* _WHAT THE TASK ASKS_
Print all of the lines exactly. Any picture among them stays out.
___ DATA BLOCK
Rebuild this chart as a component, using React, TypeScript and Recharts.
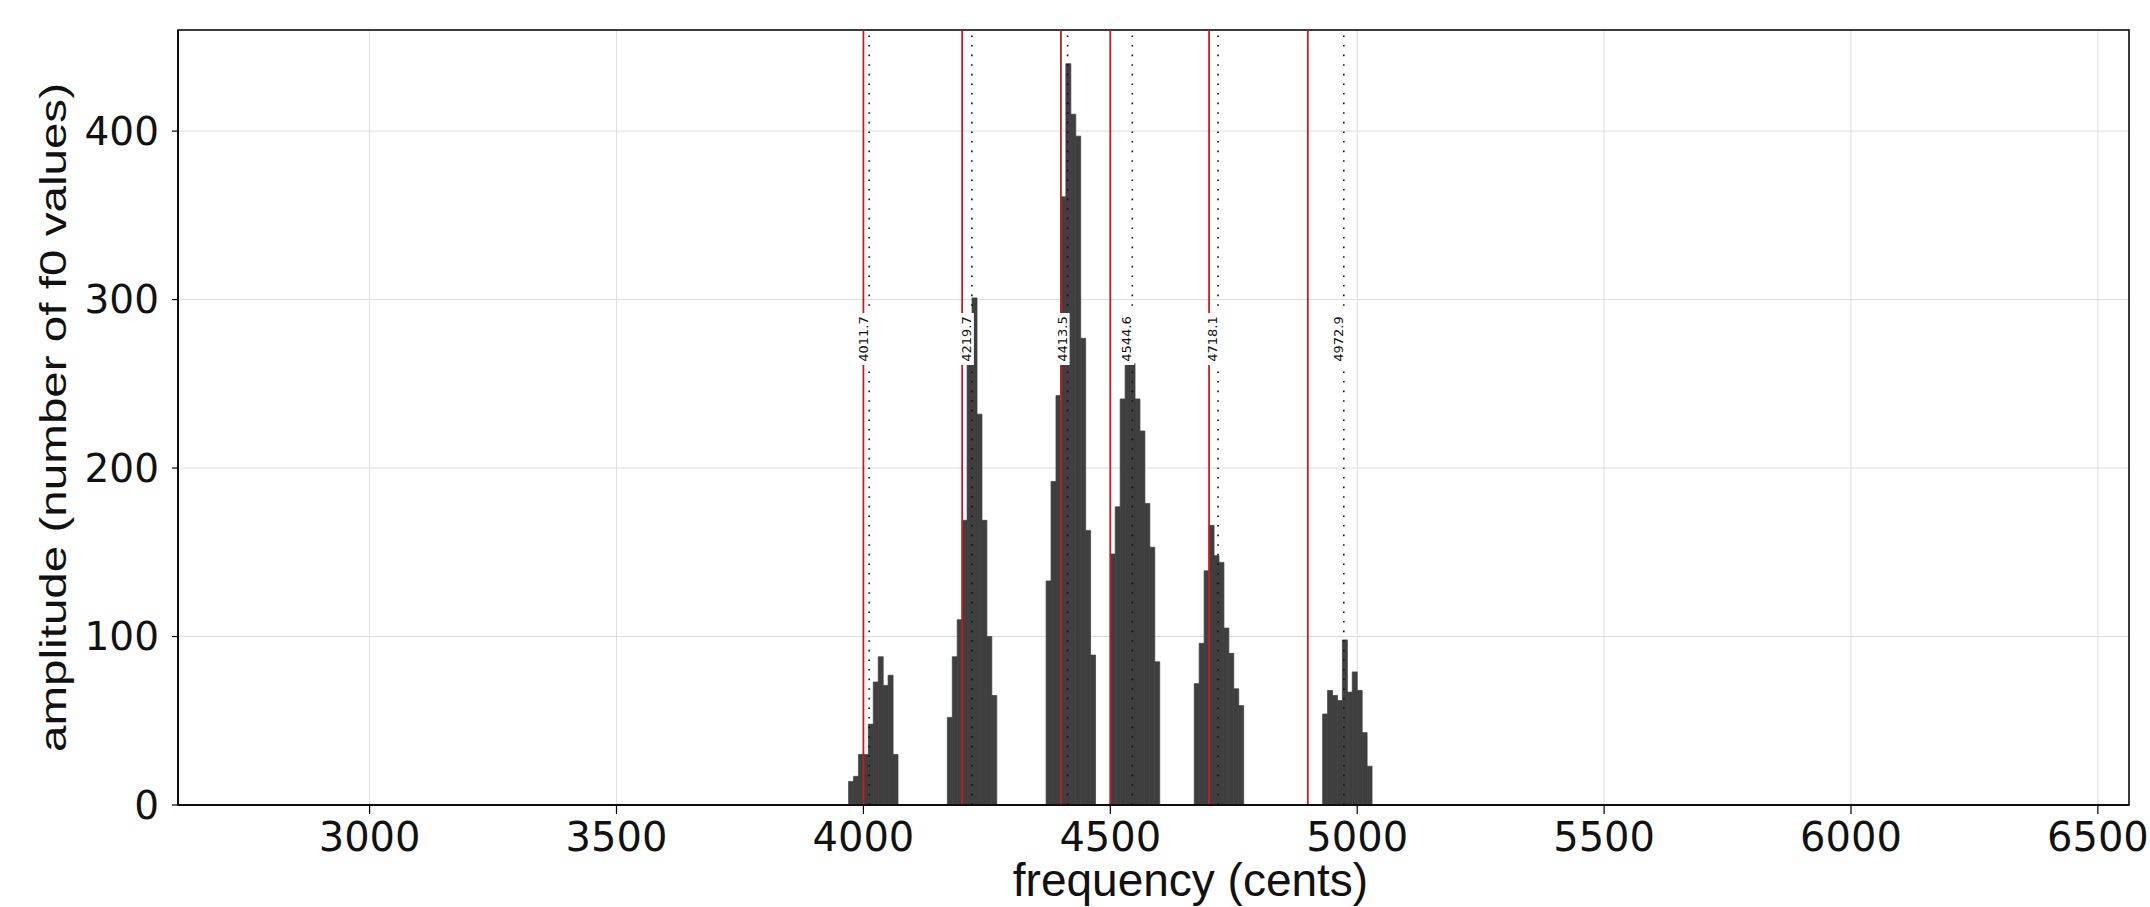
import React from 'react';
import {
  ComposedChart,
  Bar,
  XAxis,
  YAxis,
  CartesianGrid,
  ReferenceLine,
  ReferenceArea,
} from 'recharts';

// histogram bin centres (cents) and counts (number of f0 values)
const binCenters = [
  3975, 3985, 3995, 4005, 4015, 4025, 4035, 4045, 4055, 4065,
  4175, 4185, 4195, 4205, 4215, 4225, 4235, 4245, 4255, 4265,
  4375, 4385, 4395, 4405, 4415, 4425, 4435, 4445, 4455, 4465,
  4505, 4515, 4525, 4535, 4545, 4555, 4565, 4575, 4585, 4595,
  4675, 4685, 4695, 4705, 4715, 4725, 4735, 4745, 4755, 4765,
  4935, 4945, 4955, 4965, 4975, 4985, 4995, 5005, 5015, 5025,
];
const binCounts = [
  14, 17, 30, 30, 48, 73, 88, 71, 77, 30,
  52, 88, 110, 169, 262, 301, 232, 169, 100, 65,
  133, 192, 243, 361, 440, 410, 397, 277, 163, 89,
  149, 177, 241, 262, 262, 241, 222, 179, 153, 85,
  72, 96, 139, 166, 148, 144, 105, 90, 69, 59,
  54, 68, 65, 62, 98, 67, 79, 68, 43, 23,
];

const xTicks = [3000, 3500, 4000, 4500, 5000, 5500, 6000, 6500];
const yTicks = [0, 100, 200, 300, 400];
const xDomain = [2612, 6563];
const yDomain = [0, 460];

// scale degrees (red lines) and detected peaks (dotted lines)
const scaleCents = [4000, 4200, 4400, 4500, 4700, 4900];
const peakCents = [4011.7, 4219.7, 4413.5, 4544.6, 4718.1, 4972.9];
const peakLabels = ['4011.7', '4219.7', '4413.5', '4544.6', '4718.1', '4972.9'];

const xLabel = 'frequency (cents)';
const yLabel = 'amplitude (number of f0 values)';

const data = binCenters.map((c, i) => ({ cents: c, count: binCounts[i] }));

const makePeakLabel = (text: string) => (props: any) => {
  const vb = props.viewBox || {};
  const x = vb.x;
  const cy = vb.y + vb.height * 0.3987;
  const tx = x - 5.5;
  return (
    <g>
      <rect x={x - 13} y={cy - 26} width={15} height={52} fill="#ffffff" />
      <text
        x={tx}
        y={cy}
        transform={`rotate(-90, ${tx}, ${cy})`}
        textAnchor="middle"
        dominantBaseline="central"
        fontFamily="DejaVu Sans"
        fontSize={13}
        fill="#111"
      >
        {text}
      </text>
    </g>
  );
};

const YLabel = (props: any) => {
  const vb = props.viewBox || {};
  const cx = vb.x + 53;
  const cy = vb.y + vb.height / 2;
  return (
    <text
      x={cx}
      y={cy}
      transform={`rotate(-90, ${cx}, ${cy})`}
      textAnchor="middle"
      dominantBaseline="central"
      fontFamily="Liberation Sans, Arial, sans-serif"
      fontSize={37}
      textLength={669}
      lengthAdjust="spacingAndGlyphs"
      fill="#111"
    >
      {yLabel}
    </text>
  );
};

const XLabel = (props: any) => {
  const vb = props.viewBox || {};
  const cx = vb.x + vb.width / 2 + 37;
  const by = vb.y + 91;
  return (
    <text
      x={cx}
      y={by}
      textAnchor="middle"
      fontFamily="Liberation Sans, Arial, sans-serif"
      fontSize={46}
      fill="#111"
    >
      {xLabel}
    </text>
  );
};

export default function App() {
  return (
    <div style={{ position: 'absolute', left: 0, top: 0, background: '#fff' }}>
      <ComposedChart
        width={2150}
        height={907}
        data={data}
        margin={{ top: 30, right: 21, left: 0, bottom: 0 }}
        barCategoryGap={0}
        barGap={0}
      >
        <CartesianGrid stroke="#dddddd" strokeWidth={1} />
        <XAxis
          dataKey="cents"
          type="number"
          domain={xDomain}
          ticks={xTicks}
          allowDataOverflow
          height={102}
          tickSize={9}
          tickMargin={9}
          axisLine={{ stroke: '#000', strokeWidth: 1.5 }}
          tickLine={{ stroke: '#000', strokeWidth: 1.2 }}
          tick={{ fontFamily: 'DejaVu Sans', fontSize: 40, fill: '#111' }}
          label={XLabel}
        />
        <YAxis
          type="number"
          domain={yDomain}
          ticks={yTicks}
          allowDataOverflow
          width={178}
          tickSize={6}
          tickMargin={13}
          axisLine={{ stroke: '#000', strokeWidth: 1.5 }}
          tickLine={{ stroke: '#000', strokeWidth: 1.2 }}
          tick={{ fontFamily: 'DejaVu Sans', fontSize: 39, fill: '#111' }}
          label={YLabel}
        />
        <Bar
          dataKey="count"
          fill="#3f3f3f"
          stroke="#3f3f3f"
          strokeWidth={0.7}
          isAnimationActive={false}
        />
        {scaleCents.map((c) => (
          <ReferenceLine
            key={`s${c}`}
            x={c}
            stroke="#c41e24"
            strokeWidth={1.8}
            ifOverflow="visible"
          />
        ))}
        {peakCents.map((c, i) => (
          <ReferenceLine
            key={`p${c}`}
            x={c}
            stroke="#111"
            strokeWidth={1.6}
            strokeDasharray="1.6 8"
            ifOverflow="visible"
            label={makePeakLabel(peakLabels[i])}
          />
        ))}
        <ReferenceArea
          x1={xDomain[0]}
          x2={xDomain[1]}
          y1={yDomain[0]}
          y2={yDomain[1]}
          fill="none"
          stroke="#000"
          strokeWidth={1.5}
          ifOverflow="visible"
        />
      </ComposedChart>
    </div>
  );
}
______
* _TASK RESULT_
Rebuild this chart as a component, using React, TypeScript and Recharts.
import React from 'react';
import {
  ComposedChart,
  Bar,
  XAxis,
  YAxis,
  CartesianGrid,
  ReferenceLine,
  ReferenceArea,
} from 'recharts';

// histogram bin centres (cents) and counts (number of f0 values)
const binCenters = [
  3975, 3985, 3995, 4005, 4015, 4025, 4035, 4045, 4055, 4065,
  4175, 4185, 4195, 4205, 4215, 4225, 4235, 4245, 4255, 4265,
  4375, 4385, 4395, 4405, 4415, 4425, 4435, 4445, 4455, 4465,
  4505, 4515, 4525, 4535, 4545, 4555, 4565, 4575, 4585, 4595,
  4675, 4685, 4695, 4705, 4715, 4725, 4735, 4745, 4755, 4765,
  4935, 4945, 4955, 4965, 4975, 4985, 4995, 5005, 5015, 5025,
];
const binCounts = [
  14, 17, 30, 30, 48, 73, 88, 71, 77, 30,
  52, 88, 110, 169, 262, 301, 232, 169, 100, 65,
  133, 192, 243, 361, 440, 410, 397, 277, 163, 89,
  149, 177, 241, 262, 262, 241, 222, 179, 153, 85,
  72, 96, 139, 166, 148, 144, 105, 90, 69, 59,
  54, 68, 65, 62, 98, 67, 79, 68, 43, 23,
];

const xTicks = [3000, 3500, 4000, 4500, 5000, 5500, 6000, 6500];
const yTicks = [0, 100, 200, 300, 400];
const xDomain = [2612, 6563];
const yDomain = [0, 460];

// scale degrees (red lines) and detected peaks (dotted lines)
const scaleCents = [4000, 4200, 4400, 4500, 4700, 4900];
const peakCents = [4011.7, 4219.7, 4413.5, 4544.6, 4718.1, 4972.9];
const peakLabels = ['4011.7', '4219.7', '4413.5', '4544.6', '4718.1', '4972.9'];

const xLabel = 'frequency (cents)';
const yLabel = 'amplitude (number of f0 values)';

const data = binCenters.map((c, i) => ({ cents: c, count: binCounts[i] }));

const makePeakLabel = (text: string) => (props: any) => {
  const vb = props.viewBox || {};
  const x = vb.x;
  const cy = vb.y + vb.height * 0.3987;
  const tx = x - 5.5;
  return (
    <g>
      <rect x={x - 13} y={cy - 26} width={15} height={52} fill="#ffffff" />
      <text
        x={tx}
        y={cy}
        transform={`rotate(-90, ${tx}, ${cy})`}
        textAnchor="middle"
        dominantBaseline="central"
        fontFamily="DejaVu Sans"
        fontSize={13}
        fill="#111"
      >
        {text}
      </text>
    </g>
  );
};

const YLabel = (props: any) => {
  const vb = props.viewBox || {};
  const cx = vb.x + 53;
  const cy = vb.y + vb.height / 2;
  return (
    <text
      x={cx}
      y={cy}
      transform={`rotate(-90, ${cx}, ${cy})`}
      textAnchor="middle"
      dominantBaseline="central"
      fontFamily="Liberation Sans, Arial, sans-serif"
      fontSize={37}
      textLength={669}
      lengthAdjust="spacingAndGlyphs"
      fill="#111"
    >
      {yLabel}
    </text>
  );
};

const XLabel = (props: any) => {
  const vb = props.viewBox || {};
  const cx = vb.x + vb.width / 2 + 37;
  const by = vb.y + 91;
  return (
    <text
      x={cx}
      y={by}
      textAnchor="middle"
      fontFamily="Liberation Sans, Arial, sans-serif"
      fontSize={46}
      fill="#111"
    >
      {xLabel}
    </text>
  );
};

export default function App() {
  return (
    <div style={{ position: 'absolute', left: 0, top: 0, background: '#fff' }}>
      <ComposedChart
        width={2150}
        height={907}
        data={data}
        margin={{ top: 30, right: 21, left: 0, bottom: 0 }}
        barCategoryGap={0}
        barGap={0}
      >
        <CartesianGrid stroke="#dddddd" strokeWidth={1} />
        <XAxis
          dataKey="cents"
          type="number"
          domain={xDomain}
          ticks={xTicks}
          allowDataOverflow
          height={102}
          tickSize={9}
          tickMargin={9}
          axisLine={{ stroke: '#000', strokeWidth: 1.5 }}
          tickLine={{ stroke: '#000', strokeWidth: 1.2 }}
          tick={{ fontFamily: 'DejaVu Sans', fontSize: 40, fill: '#111' }}
          label={XLabel}
        />
        <YAxis
          type="number"
          domain={yDomain}
          ticks={yTicks}
          allowDataOverflow
          width={178}
          tickSize={6}
          tickMargin={13}
          axisLine={{ stroke: '#000', strokeWidth: 1.5 }}
          tickLine={{ stroke: '#000', strokeWidth: 1.2 }}
          tick={{ fontFamily: 'DejaVu Sans', fontSize: 39, fill: '#111' }}
          label={YLabel}
        />
        <Bar
          dataKey="count"
          fill="#3f3f3f"
          stroke="#3f3f3f"
          strokeWidth={0.7}
          isAnimationActive={false}
        />
        {scaleCents.map((c) => (
          <ReferenceLine
            key={`s${c}`}
            x={c}
            stroke="#c41e24"
            strokeWidth={1.8}
            ifOverflow="visible"
          />
        ))}
        {peakCents.map((c, i) => (
          <ReferenceLine
            key={`p${c}`}
            x={c}
            stroke="#111"
            strokeWidth={1.6}
            strokeDasharray="1.6 8"
            ifOverflow="visible"
            label={makePeakLabel(peakLabels[i])}
          />
        ))}
        <ReferenceArea
          x1={xDomain[0]}
          x2={xDomain[1]}
          y1={yDomain[0]}
          y2={yDomain[1]}
          fill="none"
          stroke="#000"
          strokeWidth={1.5}
          ifOverflow="visible"
        />
      </ComposedChart>
    </div>
  );
}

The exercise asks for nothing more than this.